Overkill is a good thing, because without it The Devil’s Cartel could be a slightly tedious experience. The level design is thoughtless and heavily indebted to classic shooter clichés. Enemies show precious little intelligence, and the whole thing operates like a simple shooting gallery with only a few obvious set-pieces to punctuate the mindless blasting. There’s a nice line in weapon upgrades and a few decent moments, but it’s all a bit unimaginative. Nobody bought their A-game to this one. In fact, they might have left their B-game at home too.

Army of Two: The Devil's Cartel
 
Yet with missions broken down into short chunks and Overkill to keep things lively, The Devil’s Cartel can be good fun. It’s a reasonable solo experience and better still when played online, even if the co-op isn’t as drop-in/drop-out as it really ought to be. Play it with friends, and you might have a perfectly good time. Somehow, ditching the more complex mechanics and any serious attempt at depth has made Army of Two a ridiculous, lightweight, run-and-gun game. It’s actually the better for it.

Army of Two: The Devil’s Cartel – Value

Games like The Devil’s Cartel should have their place. They’re the gaming equivalent of the old action movies that you used to find on the bottom shelf of your local Blockbuster; the ones starring Steven Seagal, Jean Claude van Damme or (lower down the pecking order) Dolph Lungdren and Steve Austin. They’re guilty pleasures, best enjoyed with a few mates and a couple of beers. The Devil’s Cartel is just as dumb but also just as entertaining. At its best, it’s like the climax of Schwarzenegger’s Commando extended over a series of ten-minute episodes.

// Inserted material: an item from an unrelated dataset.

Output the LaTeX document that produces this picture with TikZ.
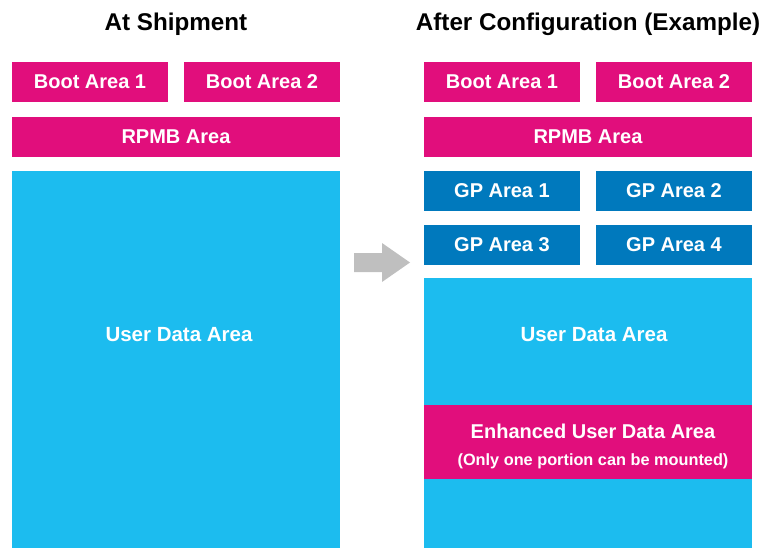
\documentclass[tikz,border=0pt]{standalone}
\usepackage{fontspec}
\setmainfont{Liberation Sans}
\usetikzlibrary{positioning}
\definecolor{magentabox}{HTML}{E10E7C}
\definecolor{gpblue}{HTML}{0079BD}
\definecolor{userblue}{HTML}{1CBCEF}
\definecolor{arrowgray}{HTML}{BFBFBF}
\tikzset{
	area/.style={rectangle,inner sep=0pt,text=white,font=\bfseries\fontsize{20}{24}\selectfont,minimum height=40pt},
	half/.style={area,minimum width=156pt},
	full/.style={area,minimum width=328pt},
	bootbox/.style={half,fill=magentabox},
	rpmbbox/.style={full,fill=magentabox},
	gpbox/.style={half,fill=gpblue},
	userbox/.style={full,fill=userblue},
	title/.style={font=\bfseries\fontsize{24.2}{28}\selectfont}
}
\begin{document}
\begin{tikzpicture}[x=1pt,y=-1pt]
	\useasboundingbox (0,0) rectangle (778,548);
	% at shipment
	\node[title] (T1) at (176,24) {At Shipment};
	\node[bootbox] (B1) at (90,82) {Boot Area 1};
	\node[bootbox] (B2) at (262,82) {Boot Area 2};
	\node[rpmbbox] (R) at (176,137) {RPMB Area};
	\node[userbox,minimum height=377pt] (U) at (176,359.5) {};
	\node[area,font=\bfseries\fontsize{20.5}{24}\selectfont] (Ulbl) at (179,335) {User Data Area};

	% arrow
	\fill[arrowgray] (354,253) -- (382,253) -- (382,243) -- (410,262.5)
		-- (382,282) -- (382,272) -- (354,272) -- cycle;

	% after configuration
	\node[title] (T2) at (588,24) {After Configuration (Example)};
	\node[bootbox] (B1c) at (502,82) {Boot Area 1};
	\node[bootbox] (B2c) at (674,82) {Boot Area 2};
	\node[rpmbbox] (Rc) at (588,137) {RPMB Area};
	\node[gpbox] (G1) at (502,191) {GP Area 1};
	\node[gpbox] (G2) at (674,191) {GP Area 2};
	\node[gpbox] (G3) at (502,245) {GP Area 3};
	\node[gpbox] (G4) at (674,245) {GP Area 4};
	\node[userbox,minimum height=270pt] (Uc) at (588,413) {};
	\node[area,font=\bfseries\fontsize{20.5}{24}\selectfont] (Uclbl) at (594,335) {User Data Area};
	\node[rpmbbox,minimum height=74pt] (E) at (588,442) {};
	\node[area,align=center] (Elbl) at (593,446)
		{Enhanced User Data Area\\[3pt]{\fontsize{16.3}{20}\selectfont(Only one portion can be mounted)}};
\end{tikzpicture}
\end{document}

Army of Two: The Devil's Cartel

That’s all well and good, but then you remember that the The Devil’s Cartel is going to cost you the best part of £40 to play. The simple truth is that it’s simply not worth that kind of cash. Its place is on Xbox Live Arcade and PSN, where it should cost a tenner, not slogging it out with Bioshock Infinite and Gears of War: Judgement for a slice of the market. That was the thing with those old low-budget action hits; they knew what they were and they reveled in it. They knew that there was money to be made in a cheap night in. The Devil’s Cartel, however, has EA charging Hollywood blockbuster prices for what is really a B-Movie game.

Verdict

The Devil’s Cartel works best as a dumb, unpretentious run-and-gun blaster with the emphasis on mindless destruction and trashy fun. It’s incredibly generic and devoid of smart design or original thought, but it has the makings of a decent co-op laugh. Unfortunately, at £30 to £40 a pop it’s simply not worth the money. As a £10 Xbox Live Arcade or PSN game we’d feel happy enough to recommend it, but at full-price you’d be mad to buy it.